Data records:
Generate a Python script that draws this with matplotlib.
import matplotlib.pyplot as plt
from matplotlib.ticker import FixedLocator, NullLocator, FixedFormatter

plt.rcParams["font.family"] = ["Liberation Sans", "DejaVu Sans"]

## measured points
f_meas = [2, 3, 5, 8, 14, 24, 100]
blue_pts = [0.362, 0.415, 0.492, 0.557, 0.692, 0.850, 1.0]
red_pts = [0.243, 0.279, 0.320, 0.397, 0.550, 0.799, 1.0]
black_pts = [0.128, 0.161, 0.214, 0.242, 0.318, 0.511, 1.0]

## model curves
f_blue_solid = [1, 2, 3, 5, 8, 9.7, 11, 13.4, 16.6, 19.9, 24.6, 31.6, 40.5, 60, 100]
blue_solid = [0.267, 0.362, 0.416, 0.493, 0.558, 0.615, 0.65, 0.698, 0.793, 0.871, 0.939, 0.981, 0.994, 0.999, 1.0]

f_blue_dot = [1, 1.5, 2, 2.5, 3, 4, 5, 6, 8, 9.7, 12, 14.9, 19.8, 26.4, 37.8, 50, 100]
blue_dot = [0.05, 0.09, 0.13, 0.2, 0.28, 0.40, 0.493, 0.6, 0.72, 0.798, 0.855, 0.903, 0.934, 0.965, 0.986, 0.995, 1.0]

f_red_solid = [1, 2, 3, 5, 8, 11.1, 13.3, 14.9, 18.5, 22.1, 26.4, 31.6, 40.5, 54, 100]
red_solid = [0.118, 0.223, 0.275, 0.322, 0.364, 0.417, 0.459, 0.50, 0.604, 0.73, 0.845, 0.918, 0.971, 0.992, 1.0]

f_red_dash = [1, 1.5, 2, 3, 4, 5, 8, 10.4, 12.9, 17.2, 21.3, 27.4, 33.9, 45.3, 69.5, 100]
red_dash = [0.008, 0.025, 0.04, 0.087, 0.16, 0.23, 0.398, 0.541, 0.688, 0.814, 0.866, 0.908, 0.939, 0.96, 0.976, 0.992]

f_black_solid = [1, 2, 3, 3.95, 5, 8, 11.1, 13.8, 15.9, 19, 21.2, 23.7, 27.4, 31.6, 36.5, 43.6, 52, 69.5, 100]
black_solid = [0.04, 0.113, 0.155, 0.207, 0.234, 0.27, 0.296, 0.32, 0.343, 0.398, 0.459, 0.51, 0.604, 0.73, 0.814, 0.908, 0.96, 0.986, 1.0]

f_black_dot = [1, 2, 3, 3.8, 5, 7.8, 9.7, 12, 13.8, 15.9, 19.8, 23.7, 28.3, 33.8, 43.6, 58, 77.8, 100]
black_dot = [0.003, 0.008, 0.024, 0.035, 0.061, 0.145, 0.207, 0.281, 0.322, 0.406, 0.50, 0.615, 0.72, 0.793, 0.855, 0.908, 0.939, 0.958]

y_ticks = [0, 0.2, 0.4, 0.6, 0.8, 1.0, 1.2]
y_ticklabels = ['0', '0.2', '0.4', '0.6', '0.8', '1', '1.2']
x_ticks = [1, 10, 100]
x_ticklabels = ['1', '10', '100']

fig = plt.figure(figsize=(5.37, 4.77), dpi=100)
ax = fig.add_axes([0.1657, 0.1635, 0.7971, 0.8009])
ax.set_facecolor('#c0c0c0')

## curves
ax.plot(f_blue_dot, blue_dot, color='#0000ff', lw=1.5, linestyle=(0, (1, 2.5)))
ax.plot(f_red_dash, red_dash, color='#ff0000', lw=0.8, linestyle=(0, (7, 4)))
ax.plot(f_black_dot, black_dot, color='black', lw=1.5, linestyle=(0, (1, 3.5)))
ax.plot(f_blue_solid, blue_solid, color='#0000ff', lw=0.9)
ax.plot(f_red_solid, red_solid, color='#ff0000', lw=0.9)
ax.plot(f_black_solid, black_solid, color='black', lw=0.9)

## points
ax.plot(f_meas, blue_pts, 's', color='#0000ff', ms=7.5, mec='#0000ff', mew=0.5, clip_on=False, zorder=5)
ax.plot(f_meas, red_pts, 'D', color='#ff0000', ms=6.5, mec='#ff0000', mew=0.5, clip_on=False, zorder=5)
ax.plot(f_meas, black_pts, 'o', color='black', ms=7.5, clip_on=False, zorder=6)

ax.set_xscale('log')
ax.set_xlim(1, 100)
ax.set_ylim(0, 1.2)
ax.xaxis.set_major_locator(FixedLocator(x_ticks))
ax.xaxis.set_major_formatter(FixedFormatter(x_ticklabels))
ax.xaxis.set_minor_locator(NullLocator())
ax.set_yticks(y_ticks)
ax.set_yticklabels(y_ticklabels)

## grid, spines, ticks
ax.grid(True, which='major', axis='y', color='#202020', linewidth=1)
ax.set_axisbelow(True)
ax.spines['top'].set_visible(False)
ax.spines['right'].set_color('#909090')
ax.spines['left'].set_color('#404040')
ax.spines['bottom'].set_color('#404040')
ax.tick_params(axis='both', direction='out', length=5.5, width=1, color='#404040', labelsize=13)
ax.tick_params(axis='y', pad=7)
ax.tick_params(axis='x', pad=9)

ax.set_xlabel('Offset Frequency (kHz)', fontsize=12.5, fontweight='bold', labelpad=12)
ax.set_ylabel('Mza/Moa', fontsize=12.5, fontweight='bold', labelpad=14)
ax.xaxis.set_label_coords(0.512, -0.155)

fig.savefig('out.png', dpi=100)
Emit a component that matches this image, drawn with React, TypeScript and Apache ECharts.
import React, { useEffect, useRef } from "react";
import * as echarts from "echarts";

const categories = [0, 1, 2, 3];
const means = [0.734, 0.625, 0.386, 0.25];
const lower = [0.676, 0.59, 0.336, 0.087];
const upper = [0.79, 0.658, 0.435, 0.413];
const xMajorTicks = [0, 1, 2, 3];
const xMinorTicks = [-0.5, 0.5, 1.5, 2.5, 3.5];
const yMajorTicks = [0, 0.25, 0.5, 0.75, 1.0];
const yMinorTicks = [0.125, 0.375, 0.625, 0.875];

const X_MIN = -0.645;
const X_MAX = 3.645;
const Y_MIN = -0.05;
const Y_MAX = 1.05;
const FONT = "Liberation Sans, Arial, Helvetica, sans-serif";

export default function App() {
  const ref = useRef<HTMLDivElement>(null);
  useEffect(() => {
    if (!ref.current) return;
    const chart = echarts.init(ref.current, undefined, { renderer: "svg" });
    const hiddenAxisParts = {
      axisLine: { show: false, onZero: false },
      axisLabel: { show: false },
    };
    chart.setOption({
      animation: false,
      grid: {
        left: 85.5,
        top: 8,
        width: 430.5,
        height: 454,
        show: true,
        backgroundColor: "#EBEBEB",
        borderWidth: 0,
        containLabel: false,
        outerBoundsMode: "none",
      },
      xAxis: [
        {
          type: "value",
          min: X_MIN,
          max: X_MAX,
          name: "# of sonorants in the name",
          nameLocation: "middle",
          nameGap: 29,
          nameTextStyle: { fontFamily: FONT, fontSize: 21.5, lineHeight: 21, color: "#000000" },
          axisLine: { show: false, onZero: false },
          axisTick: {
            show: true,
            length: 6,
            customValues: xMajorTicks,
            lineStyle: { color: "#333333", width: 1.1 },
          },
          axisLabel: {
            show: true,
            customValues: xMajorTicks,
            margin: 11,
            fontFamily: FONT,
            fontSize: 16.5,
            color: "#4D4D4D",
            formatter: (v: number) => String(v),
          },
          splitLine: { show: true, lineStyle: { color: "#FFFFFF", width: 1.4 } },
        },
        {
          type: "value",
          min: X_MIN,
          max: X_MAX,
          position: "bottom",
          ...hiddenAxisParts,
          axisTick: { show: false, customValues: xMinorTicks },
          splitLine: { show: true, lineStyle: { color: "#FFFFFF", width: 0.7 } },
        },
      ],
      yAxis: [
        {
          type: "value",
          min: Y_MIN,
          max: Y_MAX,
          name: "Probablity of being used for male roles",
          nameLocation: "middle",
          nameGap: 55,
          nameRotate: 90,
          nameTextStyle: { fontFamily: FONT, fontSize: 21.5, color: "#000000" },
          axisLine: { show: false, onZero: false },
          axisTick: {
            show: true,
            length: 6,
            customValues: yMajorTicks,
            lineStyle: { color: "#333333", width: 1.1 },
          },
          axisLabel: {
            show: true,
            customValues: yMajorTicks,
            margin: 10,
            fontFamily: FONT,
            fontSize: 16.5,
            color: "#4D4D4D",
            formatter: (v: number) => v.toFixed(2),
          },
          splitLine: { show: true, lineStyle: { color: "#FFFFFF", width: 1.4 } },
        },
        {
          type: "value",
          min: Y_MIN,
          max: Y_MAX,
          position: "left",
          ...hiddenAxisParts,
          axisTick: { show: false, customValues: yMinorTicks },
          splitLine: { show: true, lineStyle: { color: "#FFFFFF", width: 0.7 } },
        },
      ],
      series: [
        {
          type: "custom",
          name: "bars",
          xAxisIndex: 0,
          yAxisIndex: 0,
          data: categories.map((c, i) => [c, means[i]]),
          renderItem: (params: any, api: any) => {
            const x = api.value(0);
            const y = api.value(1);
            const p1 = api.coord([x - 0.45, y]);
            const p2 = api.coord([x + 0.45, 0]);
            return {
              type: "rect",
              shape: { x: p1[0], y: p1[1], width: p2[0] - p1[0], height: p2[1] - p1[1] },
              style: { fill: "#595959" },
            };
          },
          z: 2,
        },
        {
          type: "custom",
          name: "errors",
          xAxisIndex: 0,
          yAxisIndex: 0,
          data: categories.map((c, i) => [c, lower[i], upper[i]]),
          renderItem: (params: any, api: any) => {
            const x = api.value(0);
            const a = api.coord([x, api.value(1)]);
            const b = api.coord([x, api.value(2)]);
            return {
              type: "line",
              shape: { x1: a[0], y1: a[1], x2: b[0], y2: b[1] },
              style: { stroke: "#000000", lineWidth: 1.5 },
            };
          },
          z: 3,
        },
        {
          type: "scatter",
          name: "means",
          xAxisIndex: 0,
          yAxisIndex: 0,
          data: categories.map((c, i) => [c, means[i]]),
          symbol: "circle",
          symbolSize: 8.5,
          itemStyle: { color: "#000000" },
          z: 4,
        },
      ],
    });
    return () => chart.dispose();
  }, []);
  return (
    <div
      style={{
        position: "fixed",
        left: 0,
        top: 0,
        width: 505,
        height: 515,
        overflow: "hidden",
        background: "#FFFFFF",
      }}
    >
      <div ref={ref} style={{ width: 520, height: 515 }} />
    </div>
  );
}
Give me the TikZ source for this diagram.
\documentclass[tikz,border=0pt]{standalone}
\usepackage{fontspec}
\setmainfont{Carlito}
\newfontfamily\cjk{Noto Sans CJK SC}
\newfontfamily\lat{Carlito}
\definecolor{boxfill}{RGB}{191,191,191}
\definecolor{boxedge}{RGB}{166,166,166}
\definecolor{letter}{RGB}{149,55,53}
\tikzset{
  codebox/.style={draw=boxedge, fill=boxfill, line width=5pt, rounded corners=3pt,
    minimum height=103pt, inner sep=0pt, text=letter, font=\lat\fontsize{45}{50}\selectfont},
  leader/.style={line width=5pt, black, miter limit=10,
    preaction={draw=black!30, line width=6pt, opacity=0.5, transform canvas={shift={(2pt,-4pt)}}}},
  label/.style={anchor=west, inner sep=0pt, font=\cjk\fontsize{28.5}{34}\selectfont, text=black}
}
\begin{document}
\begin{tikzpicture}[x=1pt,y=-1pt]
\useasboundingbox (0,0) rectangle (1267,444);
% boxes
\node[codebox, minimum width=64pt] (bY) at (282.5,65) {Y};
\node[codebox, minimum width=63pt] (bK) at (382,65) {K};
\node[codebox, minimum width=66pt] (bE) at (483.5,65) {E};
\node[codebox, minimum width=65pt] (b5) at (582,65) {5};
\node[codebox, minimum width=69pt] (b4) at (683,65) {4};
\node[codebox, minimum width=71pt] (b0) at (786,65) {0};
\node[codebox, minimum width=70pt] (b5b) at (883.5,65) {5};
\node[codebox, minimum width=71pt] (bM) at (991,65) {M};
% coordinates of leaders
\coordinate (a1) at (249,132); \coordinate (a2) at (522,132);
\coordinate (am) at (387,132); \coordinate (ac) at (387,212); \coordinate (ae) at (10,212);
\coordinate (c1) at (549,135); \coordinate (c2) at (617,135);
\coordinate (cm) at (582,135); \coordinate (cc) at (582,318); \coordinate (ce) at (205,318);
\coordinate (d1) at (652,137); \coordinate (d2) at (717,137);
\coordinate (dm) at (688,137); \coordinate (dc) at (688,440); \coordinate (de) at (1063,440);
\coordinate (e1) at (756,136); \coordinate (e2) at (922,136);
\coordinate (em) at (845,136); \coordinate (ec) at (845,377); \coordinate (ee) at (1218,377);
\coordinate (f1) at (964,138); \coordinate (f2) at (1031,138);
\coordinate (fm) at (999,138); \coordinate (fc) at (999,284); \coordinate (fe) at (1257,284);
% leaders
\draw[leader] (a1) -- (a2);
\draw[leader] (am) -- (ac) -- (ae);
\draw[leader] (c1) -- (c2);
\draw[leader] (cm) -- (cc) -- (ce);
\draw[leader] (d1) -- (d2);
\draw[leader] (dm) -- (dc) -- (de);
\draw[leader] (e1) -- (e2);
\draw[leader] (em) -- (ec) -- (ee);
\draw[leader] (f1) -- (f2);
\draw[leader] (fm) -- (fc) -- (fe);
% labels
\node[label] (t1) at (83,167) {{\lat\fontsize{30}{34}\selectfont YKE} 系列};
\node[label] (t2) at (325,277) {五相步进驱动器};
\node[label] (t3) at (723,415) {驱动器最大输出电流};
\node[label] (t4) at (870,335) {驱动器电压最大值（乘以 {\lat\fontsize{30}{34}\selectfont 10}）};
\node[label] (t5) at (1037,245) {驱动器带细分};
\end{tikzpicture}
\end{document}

→ **What is asked**:
Write out exactly the lines from the one with "Emit a component" through the one with "import * as", including both, and no others.

→ **Response**:
Emit a component that matches this image, drawn with React, TypeScript and Apache ECharts.
import React, { useEffect, useRef } from "react";
import * as echarts from "echarts";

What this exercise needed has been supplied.